Wenn wir anfangen zu misstrauen – wo ziehen wir denn dann die Grenze?
Trotz einiger schlechter Erfahrungen werde ich wohl auch weiterhin der Vertrauensmensch bleiben. Ich habe genügend Folgen von „House of Lies“ gesehen und ausreichend Einblicke in stark umkämpfe Geschäftsbereiche bekommen, um zu wissen, dass ich mich auf diesem Parkett nicht dauerhaft bewegen will. Ich möchte mich inmitten von Menschen bewegen, denen ich vertrauen kann. Ich möchte keine sinnlosen Grabenkämpfe führen. Ich habe schon immer Menschlichkeit über Geld gestellt und das wird aller Wahrscheinlichkeit nach so bleiben. Soll sich doch jemand besser fühlen, wenn er mich über den Tisch gezogen hat. Ich werde das nicht einfach so hinnehmen. Aber ich werde diesen Fällen auch nicht allzu viel Macht über mich verleihen. Ein bisschen Vorsicht ist gut – doch Misstrauen ist ein gefährlicher Gesell. Wenn ich anfange, Dinge infrage zu stellen – wo höre ich denn dann auf? Wo ist die Grenze? Woher weiß ich denn, wem ich wirklich vertrauen kann?
Ist es nicht gerade Vertrauen, das uns Sicherheit gibt?
Sicherheit oder Vertrauen – das ist die große Frage, die ich in den Raum gestellt habe. Aber stellt sich diese Frage wirklich? Oder ist es vielmehr das Vertrauen, dass uns die Sicherheit gibt, die wir brauchen? Indem wir anderen vertrauen, verschaffen wir uns ein Gefühl von Sicherheit. Wir müssen nicht alles alleine tragen, sondern können auf die Menschen um uns herum bauen. Wir erschaffen ein Gefühl von Gemeinsamkeit, von einer Stärke, die allein überhaupt nicht möglich wäre. Unsere größten Kräfte können erst freigesetzt werden, wenn wir gelernt haben zu vertrauen. Dabei sollte dieses Vertrauen natürlich nicht nur gegenüber anderen gelten – sondern auch gegenüber uns selbst.

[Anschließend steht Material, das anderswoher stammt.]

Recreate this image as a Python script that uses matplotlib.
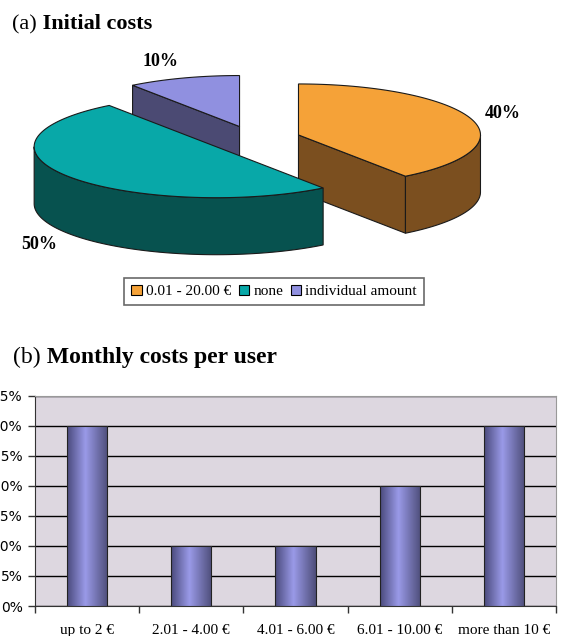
import matplotlib
matplotlib.use('Agg')
import matplotlib.pyplot as plt
import numpy as np
from matplotlib.patches import Polygon, Patch
from matplotlib.colors import LinearSegmentedColormap

# ── Data ────────────────────────────────────────────────────────────────
pie_labels = ['0.01 - 20.00 €', 'none', 'individual amount']
pie_values = [40, 50, 10]
pie_top = ['#f5a238', '#08a8a8', '#9090e0']
pie_side = ['#7b4f1f', '#07524f', '#4b4a73']

bar_cats = ['up to 2 €', '2.01 - 4.00 €', '4.01 - 6.00 €', '6.01 - 10.00 €', 'more than 10 €']
bar_values = [30, 10, 10, 20, 30]
y_ticks = [0, 5, 10, 15, 20, 25, 30, 35]

SERIF = 'Liberation Serif'
W, H = 562, 636
fig = plt.figure(figsize=(W / 100, H / 100), dpi=100)

# ── Pixel-space overlay for the 3D pie ─────────────────────────────────
pax = fig.add_axes([0, 0, 1, 1])
pax.set_xlim(0, W)
pax.set_ylim(H, 0)
pax.axis('off')

cx0, cy0 = 254, 139          # pie centre
ra, rb, depth = 182, 51, 57  # ellipse radii and thickness
explode = 0.257


def arc(cx, cy, lo, hi, n=120):
    t = np.radians(np.linspace(lo, hi, n))
    return np.column_stack([cx + ra * np.cos(t), cy - rb * np.sin(t)])


slices = []
start = 90.0
total = sum(pie_values)
for v, ct, cs in zip(pie_values, pie_top, pie_side):
    hi = start
    lo = start - 360.0 * v / total
    mid = np.radians((lo + hi) / 2)
    cx = cx0 + explode * ra * np.cos(mid)
    cy = cy0 - explode * rb * np.sin(mid)
    slices.append(dict(v=v, lo=lo, hi=hi, mid=mid, cx=cx, cy=cy, ct=ct, cs=cs))
    start = lo

ec = '#1a1a1a'
for s in sorted(slices, key=lambda d: d['cy']):
    cx, cy, lo, hi = s['cx'], s['cy'], s['lo'], s['hi']
    # radial cut faces that face the viewer
    for ang, vis in [(lo, np.cos(np.radians(lo)) > 1e-6), (hi, np.cos(np.radians(hi)) < -1e-6)]:
        if vis:
            ex, ey = arc(cx, cy, ang, ang, 1)[0]
            quad = [(cx, cy), (ex, ey), (ex, ey + depth), (cx, cy + depth)]
            pax.add_patch(Polygon(quad, closed=True, fc=s['cs'], ec=ec, lw=0.8))
    # curved outer side, front part only
    for k in (-1, 0, 1):
        a0 = max(lo, -180 + 360 * k)
        a1 = min(hi, 360 * k)
        if a1 > a0:
            top = arc(cx, cy, a0, a1)
            bot = top[::-1] + [0, depth]
            pax.add_patch(Polygon(np.vstack([top, bot]), closed=True,
                                  fc=s['cs'], ec=ec, lw=0.8))
    # top face
    pts = np.vstack([[cx, cy], arc(cx, cy, lo, hi)])
    pax.add_patch(Polygon(pts, closed=True, fc=s['ct'], ec=ec, lw=0.8))
    # percentage label
    sm, cm = np.sin(s['mid']), np.cos(s['mid'])
    lx = cx + (1.18 if cm > 0 else 1.2) * ra * cm - (12 if sm > 0.5 else 0)
    ly = cy - 1.35 * rb * sm + (depth if sm < 0 else 0)
    pax.text(lx, ly, f"{s['v']}%", family=SERIF, weight='bold', size=13,
             ha='center', va='center')

leg = fig.legend(handles=[Patch(fc=c, ec='black', lw=0.8) for c in pie_top],
                 labels=pie_labels, loc='center',
                 bbox_to_anchor=(274 / W, 1 - 291.5 / H), ncol=3,
                 frameon=True, fancybox=False, edgecolor='#444444',
                 prop={'family': SERIF, 'size': 11},
                 handlelength=0.7, handleheight=0.7, handletextpad=0.25,
                 columnspacing=0.5, borderpad=0.45, borderaxespad=0)
leg.get_frame().set_linewidth(1.2)

# ── Titles with mixed weight ───────────────────────────────────────────
renderer = fig.canvas.get_renderer()


def mixed_title(x, y, pre, bold, size):
    t = fig.text(x / W, 1 - y / H, pre, family=SERIF, size=size, va='baseline')
    bb = t.get_window_extent(renderer)
    fig.text(bb.x1 / W, 1 - y / H, bold, family=SERIF, size=size,
             weight='bold', va='baseline')


mixed_title(12, 29, '(a)', ' Initial costs', 16)
mixed_title(13, 363, '(b)', ' Monthly costs per user', 17)

# ── Bar chart ──────────────────────────────────────────────────────────
bax = fig.add_axes([35 / W, 1 - 606 / H, (556 - 35) / W, (606 - 395.7) / H])
bax.set_facecolor('#ddd7e0')
x = np.arange(len(bar_cats))
bars = bax.bar(x, bar_values, width=0.385, fc='none', edgecolor='#222222',
               linewidth=0.8, zorder=4)
cmap = LinearSegmentedColormap.from_list(
    'cyl', [(0, '#4a4a7c'), (0.45, '#9a9ae8'), (1, '#4e4e7a')])
grad = np.linspace(0, 1, 128).reshape(1, -1)
for r in bars:
    im = bax.imshow(grad, cmap=cmap, aspect='auto', interpolation='bilinear',
                    extent=(r.get_x(), r.get_x() + r.get_width(), 0, r.get_height()),
                    zorder=3)
    im.set_clip_path(r)

bax.set_xlim(-0.5, len(bar_cats) - 0.5)
bax.set_ylim(0, 35)
bax.set_yticks(y_ticks)
bax.set_yticklabels([f'{t}%' for t in y_ticks], family='DejaVu Sans', size=10)
bax.yaxis.grid(True, color='black', lw=1)
bax.set_axisbelow(True)
bax.tick_params(axis='y', length=5, width=1, color='#333333', pad=4)

bax.set_xticks(x)
bax.set_xticklabels(bar_cats, family=SERIF, size=11)
bax.set_xticks(np.arange(len(bar_cats) + 1) - 0.5, minor=True)
bax.tick_params(axis='x', which='major', length=0, pad=13)
bax.tick_params(axis='x', which='minor', length=5, width=1, color='#333333')

for side in ['left', 'bottom']:
    bax.spines[side].set_color('#333333')
for side in ['top', 'right']:
    bax.spines[side].set_color('#999999')

fig.savefig('out.png', dpi=100)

Indem wir darauf vertrauen, dass wir das Richtige tun, verleihen wir uns beständig neue Antriebskraft. Und das Netz, dass wir im Kreise unserer Vertrauten aufbauen, ist mehr wert als alles andere.
Ich werde auch weiterhin vertrauen. Nicht blind, aber wohlwollend. Für viele mag sich das riskant anhören – doch für mich ist es der einzig richtige Weg.